Last fall Ms. Cormie began her job working for Chartwells, the food service provider at the high school, and bringing local meat into the school “was one of the top ten things I wanted to have happen.”
Caterers and food advocates Jan Buhrman and Jamie Hamlin serve on an advisory chef-to-school committee and asked Ms. Cormie how they could help.
“I said, find me some meat,” Ms. Cormie recalled.
Enter Clarissa the cow.
Ms. Buhrman put Ms. Cormie in touch with Fred Fischer, Jr. of Nip’n’Tuck Farm in West Tisbury, whose cow Clarissa was being milked at Mermaid Farm and Dairy in Chilmark but due to an injured teat was no longer able to milk.
“[Mr. Fischer] was going to sell her to another farm to have taken off to get slaughtered and they agreed to sell it to us,” Ms. Cormie said. But there was still the issue of cost.
Vineyard schools business administrator Amy Tierney approved the purchase of the animal with the caveat that the school system couldn’t spend any more money on the cow than what they would normally pay through a vendor. That’s when farm-to-school network Island Grown Schools stepped in and agreed to pick up the difference.

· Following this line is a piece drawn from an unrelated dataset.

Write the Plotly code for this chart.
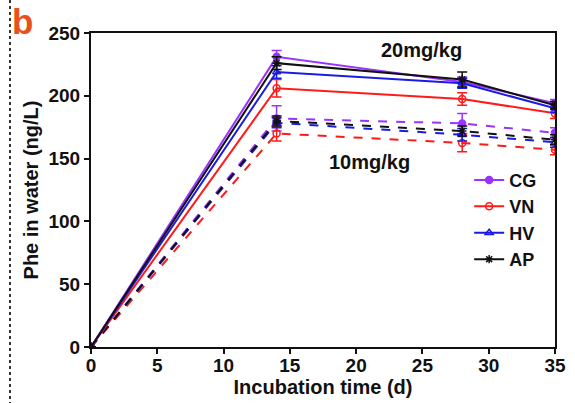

“Island Grown Schools gave us the go-ahead . . . if the cost was going to be greater than what we would normally pay, they would pick up the bill,” Ms. Cormie said. This was the first time a Vineyard school has purchased a four-legged animal for school meals, Ms. Cormie said. Clarissa was then sent to Adams Farm slaughterhouse in Athol and last Friday returned in the form of 400 pounds of ground beef.
Grey Barn Farm and Dairy in Chilmark helped with transportation, picking up the meat for the school and delivering it to the cafeteria. On Monday, meatloaf with Island beef was the hot dish of the day and on Wednesday local beef burritos were available.
“The response was really great,” Ms. Cormie she said. “[On Monday] I tried to pull myself away from the main line and say to the kids, hey did you know this is local? It was nice to engage the kids in the story.”
And from a cook’s perspective, working with the local beef was a dream.
“It’s a beautiful product, it’s so lean with very little fat,” Ms. Cormie said. “We’ll be using it once a week until it’s gone”
The bones were also returned to the school cafeteria and Ms. Cormie said she’s looking forward to making minestrone soup with the stock.
“It’s nice to have that here,” she said. “It definitely tastes different — it’s a richer and much cleaner taste.”
Most of the beef the school uses comes from the government, Ms. Cormie explained, with the school system only paying for the cost of transportation. The high school also purchases meat from their primary vendor, Cisco. But in the end, Ms. Cormie said, having an Island-raised cow processed was only slightly more expensive than purchasing through vendors.
“This is an experiment and we came very close to what we would have paid,” she said. “We had a great deal from the farmer, who I’m sure could have sold it for much more money.”
“In my perfect world, I would love if we could buy six cows...have them raised on a farm, grow them, process them all at once freeze the meat and have it all year,” she said. “That would be a perfect world, whether we can go from this experimental one step, I’m not sure. But it was definitely an experiment I think was worthwhile.”